__What is needed__:
Your task is to repeat the lines from the line with "Write the matplotlib code for this chart." to the line with "bin_edges = [round(0.1", both ends included, and nothing else. Pictures stay out of the copy.
■ ■ ■ ■ ■
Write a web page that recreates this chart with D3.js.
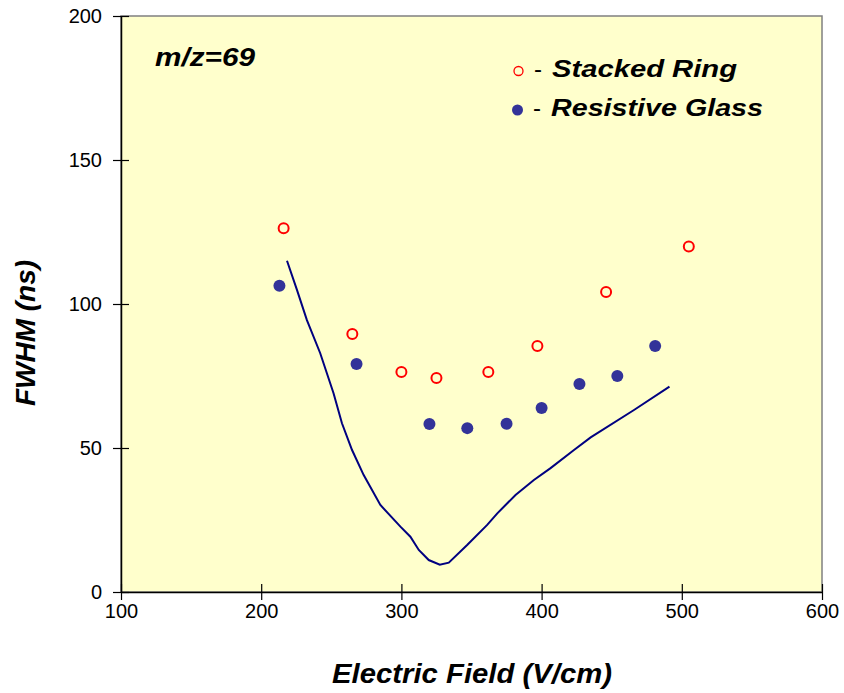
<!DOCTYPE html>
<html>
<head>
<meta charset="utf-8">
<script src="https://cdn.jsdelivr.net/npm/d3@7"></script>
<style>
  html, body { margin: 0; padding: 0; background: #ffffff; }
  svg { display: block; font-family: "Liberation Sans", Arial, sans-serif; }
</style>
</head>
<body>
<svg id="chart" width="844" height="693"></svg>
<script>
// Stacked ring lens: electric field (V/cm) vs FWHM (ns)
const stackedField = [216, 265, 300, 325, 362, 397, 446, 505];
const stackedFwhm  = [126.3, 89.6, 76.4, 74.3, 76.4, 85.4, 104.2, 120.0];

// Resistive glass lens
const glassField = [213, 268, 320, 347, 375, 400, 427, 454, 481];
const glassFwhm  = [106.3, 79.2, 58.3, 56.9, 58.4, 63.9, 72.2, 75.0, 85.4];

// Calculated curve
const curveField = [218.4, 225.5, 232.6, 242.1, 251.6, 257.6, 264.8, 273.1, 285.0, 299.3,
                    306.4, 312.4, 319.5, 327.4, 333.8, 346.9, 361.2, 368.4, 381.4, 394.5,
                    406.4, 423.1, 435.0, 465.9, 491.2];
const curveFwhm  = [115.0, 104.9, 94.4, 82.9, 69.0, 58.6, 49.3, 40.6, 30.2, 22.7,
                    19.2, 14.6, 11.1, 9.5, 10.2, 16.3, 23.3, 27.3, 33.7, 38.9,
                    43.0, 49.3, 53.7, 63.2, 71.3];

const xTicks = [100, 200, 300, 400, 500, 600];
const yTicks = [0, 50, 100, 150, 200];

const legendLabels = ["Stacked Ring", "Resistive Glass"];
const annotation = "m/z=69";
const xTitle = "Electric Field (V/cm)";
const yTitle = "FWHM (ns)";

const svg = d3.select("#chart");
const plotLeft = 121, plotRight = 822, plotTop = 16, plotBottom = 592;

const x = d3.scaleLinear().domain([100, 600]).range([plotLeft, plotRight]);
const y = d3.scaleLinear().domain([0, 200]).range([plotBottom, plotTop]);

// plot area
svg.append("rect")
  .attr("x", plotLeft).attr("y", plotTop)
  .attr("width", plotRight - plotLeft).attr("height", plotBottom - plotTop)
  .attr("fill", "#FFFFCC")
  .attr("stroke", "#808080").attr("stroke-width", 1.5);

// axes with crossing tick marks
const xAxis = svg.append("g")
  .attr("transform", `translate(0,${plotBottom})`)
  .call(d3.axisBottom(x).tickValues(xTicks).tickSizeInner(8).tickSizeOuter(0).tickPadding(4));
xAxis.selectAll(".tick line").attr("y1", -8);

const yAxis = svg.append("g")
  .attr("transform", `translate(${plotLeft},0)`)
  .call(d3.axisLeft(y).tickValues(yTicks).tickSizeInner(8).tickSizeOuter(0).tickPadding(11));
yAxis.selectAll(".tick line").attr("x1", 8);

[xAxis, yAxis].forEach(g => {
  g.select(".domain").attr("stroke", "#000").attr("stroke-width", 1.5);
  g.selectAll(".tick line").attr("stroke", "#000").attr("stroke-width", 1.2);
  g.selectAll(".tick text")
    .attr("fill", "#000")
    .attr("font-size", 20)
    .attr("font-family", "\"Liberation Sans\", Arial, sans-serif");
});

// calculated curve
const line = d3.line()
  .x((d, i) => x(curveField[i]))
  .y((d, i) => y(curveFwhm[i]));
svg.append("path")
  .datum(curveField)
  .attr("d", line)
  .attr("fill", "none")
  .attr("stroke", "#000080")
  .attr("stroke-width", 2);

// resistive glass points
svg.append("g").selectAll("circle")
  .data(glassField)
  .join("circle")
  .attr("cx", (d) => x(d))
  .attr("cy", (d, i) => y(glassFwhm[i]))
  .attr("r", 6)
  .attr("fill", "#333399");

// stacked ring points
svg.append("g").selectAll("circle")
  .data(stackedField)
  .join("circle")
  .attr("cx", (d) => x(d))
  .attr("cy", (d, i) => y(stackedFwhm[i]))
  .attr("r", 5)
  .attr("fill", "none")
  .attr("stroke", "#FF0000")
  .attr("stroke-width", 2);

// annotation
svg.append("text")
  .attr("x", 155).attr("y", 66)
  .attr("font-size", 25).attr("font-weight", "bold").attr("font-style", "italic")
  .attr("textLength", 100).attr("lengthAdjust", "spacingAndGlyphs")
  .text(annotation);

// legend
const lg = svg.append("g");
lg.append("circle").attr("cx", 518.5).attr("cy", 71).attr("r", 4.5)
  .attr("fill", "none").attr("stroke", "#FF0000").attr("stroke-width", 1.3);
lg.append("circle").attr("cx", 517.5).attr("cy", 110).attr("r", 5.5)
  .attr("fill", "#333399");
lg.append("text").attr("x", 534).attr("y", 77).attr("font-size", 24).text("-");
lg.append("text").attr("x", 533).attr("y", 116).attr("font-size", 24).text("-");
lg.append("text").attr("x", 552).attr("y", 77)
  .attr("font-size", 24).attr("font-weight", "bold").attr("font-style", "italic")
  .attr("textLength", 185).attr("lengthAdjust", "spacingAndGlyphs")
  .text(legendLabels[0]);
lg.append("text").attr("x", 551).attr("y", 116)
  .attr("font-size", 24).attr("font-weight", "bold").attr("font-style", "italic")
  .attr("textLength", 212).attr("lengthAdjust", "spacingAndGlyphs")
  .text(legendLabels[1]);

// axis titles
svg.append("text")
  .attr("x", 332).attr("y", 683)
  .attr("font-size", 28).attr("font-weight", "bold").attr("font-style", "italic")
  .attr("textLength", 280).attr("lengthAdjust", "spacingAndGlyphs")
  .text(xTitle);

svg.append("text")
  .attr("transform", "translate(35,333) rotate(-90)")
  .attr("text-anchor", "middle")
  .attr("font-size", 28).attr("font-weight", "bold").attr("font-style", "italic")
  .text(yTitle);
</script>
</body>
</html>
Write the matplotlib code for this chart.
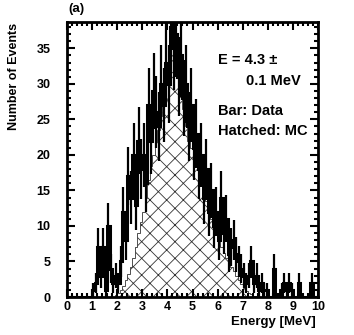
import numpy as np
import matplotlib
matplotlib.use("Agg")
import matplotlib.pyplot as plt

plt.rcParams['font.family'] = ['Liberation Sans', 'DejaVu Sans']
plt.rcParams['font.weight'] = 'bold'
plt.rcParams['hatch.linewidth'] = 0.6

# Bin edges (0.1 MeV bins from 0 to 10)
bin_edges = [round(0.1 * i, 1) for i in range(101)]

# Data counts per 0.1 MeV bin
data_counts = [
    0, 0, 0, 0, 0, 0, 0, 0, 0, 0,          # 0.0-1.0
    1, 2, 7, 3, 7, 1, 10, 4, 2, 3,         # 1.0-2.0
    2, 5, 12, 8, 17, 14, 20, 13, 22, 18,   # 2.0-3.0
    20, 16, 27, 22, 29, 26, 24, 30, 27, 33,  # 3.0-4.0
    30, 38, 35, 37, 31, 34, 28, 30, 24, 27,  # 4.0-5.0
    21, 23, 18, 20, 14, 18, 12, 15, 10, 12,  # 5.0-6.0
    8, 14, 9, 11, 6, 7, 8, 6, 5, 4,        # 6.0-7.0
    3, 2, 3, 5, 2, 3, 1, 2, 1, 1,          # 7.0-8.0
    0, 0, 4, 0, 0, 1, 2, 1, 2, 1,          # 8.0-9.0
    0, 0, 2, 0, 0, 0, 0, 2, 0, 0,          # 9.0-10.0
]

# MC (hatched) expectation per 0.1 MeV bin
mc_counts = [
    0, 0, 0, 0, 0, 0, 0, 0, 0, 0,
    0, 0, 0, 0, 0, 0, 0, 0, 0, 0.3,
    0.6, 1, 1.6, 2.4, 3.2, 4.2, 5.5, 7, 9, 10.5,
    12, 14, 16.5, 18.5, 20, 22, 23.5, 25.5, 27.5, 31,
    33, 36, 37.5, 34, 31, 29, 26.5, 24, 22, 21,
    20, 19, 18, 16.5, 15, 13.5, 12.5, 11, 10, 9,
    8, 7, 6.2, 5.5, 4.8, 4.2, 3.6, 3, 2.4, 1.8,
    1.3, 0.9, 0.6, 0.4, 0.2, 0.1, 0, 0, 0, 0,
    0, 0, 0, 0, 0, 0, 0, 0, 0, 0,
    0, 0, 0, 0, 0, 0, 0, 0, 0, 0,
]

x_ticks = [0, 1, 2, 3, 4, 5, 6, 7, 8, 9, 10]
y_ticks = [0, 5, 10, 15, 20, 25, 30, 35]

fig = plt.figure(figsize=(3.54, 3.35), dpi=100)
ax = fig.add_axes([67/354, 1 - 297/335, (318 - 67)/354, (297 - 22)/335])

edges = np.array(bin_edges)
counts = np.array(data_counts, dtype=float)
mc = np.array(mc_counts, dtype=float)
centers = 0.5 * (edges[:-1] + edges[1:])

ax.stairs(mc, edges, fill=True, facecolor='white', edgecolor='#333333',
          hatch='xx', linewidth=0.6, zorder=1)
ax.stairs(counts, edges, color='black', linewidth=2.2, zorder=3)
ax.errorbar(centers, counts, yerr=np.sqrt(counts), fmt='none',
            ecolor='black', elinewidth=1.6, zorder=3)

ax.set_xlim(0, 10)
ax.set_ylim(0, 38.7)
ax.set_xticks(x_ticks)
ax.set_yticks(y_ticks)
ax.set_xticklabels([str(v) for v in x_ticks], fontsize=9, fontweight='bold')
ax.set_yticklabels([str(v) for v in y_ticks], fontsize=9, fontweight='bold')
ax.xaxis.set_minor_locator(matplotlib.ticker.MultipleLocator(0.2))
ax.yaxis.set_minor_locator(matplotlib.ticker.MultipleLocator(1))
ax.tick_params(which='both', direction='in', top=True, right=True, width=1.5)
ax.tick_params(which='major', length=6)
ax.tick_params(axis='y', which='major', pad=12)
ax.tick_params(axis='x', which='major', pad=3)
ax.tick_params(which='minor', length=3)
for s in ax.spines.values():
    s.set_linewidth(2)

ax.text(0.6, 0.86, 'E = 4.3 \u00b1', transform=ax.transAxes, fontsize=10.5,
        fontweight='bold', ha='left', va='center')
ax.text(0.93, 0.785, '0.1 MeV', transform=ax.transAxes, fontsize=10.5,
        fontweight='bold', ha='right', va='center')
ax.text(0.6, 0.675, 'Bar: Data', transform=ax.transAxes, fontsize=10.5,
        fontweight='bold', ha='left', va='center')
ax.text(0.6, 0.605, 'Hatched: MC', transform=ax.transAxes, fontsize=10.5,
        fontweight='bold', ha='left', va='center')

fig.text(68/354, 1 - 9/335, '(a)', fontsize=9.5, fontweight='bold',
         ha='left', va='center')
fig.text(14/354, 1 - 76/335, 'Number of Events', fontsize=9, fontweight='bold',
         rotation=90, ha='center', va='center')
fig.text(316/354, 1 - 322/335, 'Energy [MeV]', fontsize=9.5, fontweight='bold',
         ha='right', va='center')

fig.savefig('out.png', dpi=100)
■ ■ ■ ■ ■
__Finished answer__:
Write the matplotlib code for this chart.
import numpy as np
import matplotlib
matplotlib.use("Agg")
import matplotlib.pyplot as plt

plt.rcParams['font.family'] = ['Liberation Sans', 'DejaVu Sans']
plt.rcParams['font.weight'] = 'bold'
plt.rcParams['hatch.linewidth'] = 0.6

# Bin edges (0.1 MeV bins from 0 to 10)
bin_edges = [round(0.1 * i, 1) for i in range(101)]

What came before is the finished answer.